Something most people seem to have forgotten over the last 5 years: a venture capital fund size should dictate its investment strategy and it certainly does shape its incentives. Smaller, earlier-stage funds need outsized returns from many smaller investments - it’s all about the returns (and the carry). Larger, later-stage funds have a much different model. Size is the enemy of returns, and it’s all about management fees. They have different incentives: raising the next fund, deploying in high volume, large check sizes, and lower expected returns. Founders should seek alignment with funds incentivized to help their particular stage. Founders should ask themselves why a fund would offer them $50m when their ask and model dictated they only needed $25m. Maybe that investor needs to invest larger amounts because their fund model dictates it. Just look at the below to understand how many more people may have had this “problem”…
Matching the fund stage focus is critical. Seed funds help early with team building, market orientation, and product development.
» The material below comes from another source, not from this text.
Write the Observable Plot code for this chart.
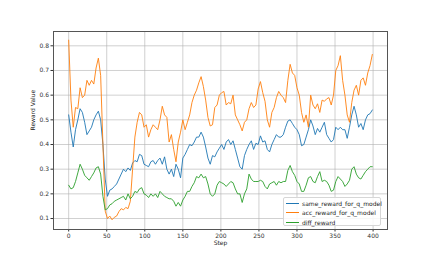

Series A investors help with some of that but focus a lot on exploring go-to-market strategies, building brand awareness, and business model refinement. Series B investors invest to prove the GTM strategy and get the growth mechanisms refined. And growth funds further assist in scaling. Founders and employees should find investors targeting their specific stage for maximum impact. It’s rare any investor is great at everything and their fund sizes reflect the strategy they want to employ.
Optimal alignment comes from pairing the right company stage with the right fund (and therefore check) size and stage. Funds too small for a company’s stage can undercapitalize a company or lack support for future rounds. Funds too large for a company’s stage can lead to three scenarios: 1) one where the check size is too small for the investor to care about because no matter how well the investment goes, it won’t impact their fund returns or 2) the fund will insist on outsized ownership that makes future fundraises a challenge or can cause pressures on how they encourage the company to be run or 3) the fund can offer their check size at a higher price. Option 3 was an easy pitch to founders over the last few years: “We believe in you so much, we’ll give you more capital and longer to build at a higher price”. It’s hard for founders to turn that level of support down. Nobody likes fundraising so why not raise more capital!?
But taking too much money at too high a price can actually backfire. A certain “massive late-stage strategic investor”’s massive fund proved that capital isn’t necessarily a cure-all or a real barrier to entry. In fact, it can make you bloated and slow - the antithesis of startup success. What really ends up happening with overvalued rounds where more capital than necessary (+ a nice buffer) is the preference stack increases beyond the progress of the company. That leaves little room for error for the founders and employees, particularly with a closed IPO window. Without getting into cap table math, a future down round or acquisition can wipe out founder and employee equity. We’re in the midst of seeing this and much worse as the mid and late stages freeze and recaps are quietly becoming regular occurrences at all stages. Few funds have an incentive to say the quiet part out loud, but raising the right amount of capital at the right valuation is key to aligning founders, employees, and investors.
Every good long-term relationship is based on trust, transparency, and incentive alignment. It’s up to founders to diligence their investors as much as investors to diligence the company in which they invest. To produce the best outcomes for everyone and to do right by your employees, understand the investor’s incentives and insist on alignment.